AIP Digital Archive
Electrical Engineering, Measurement and Control Technology
A high-intensity pulsed ion source of TEMP-type series, operating in bipolar mode, has been developed as a unique pulsed energy source to produce a high-intensity pulsed ion beam (HIPIB) for surface modification of materials. To generate the ion beam, a specially shaped bipolar pulse, consisting of a first negative pulse and a second delayed positive pulse both of nanosecond width, is formed by a double coaxial pulse-forming line (PFL) powered with a Marx generator and supplied to a magnetically insulated ion diode (MID) by a self-magnetic field. It is found that the efficient generation of a HIPIB is mainly dependent on the delay time of the bipolar pulse, adjusted by pressure ratio in the two gas switches of a PFL, and the anode–cathode (A–K) gap distance in the self-magnetic field MID. The delay time determines the effective area on the anode surface for plasma generation and the A–K gap distance ensures the stability of the process.
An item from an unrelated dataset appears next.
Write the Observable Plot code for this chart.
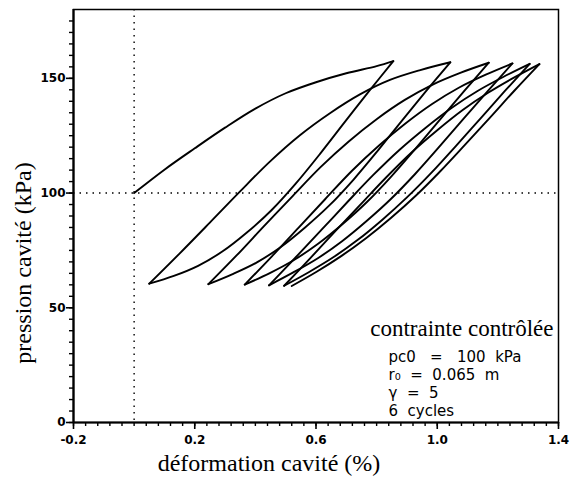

A proper delay time and a proper A–K gap distance are obtained by a series of experimental investigations. Under delay time from 30 to 280 ns and several different A–K gap distances, the typical wave forms of the bipolar pulses at a dc charging voltage of 45 kV to Marx generator are illustrated to clarify the effects of delay time and A–K gap distance on the ion beam generation. The proper A–K gap distance is not uniform, varied from 6 to 8 mm, and the corresponding proper delay time is 250 ns. The most efficient plasma generation leads to a maximum output of HIPIB with a peak ion current density of 350 A cm−2 and a beam pulse width of 75 ns (full width at half maximum), at an accelerating pulse of 220 kV with a pulse width of 100 ns. © 2002 American Institute of Physics.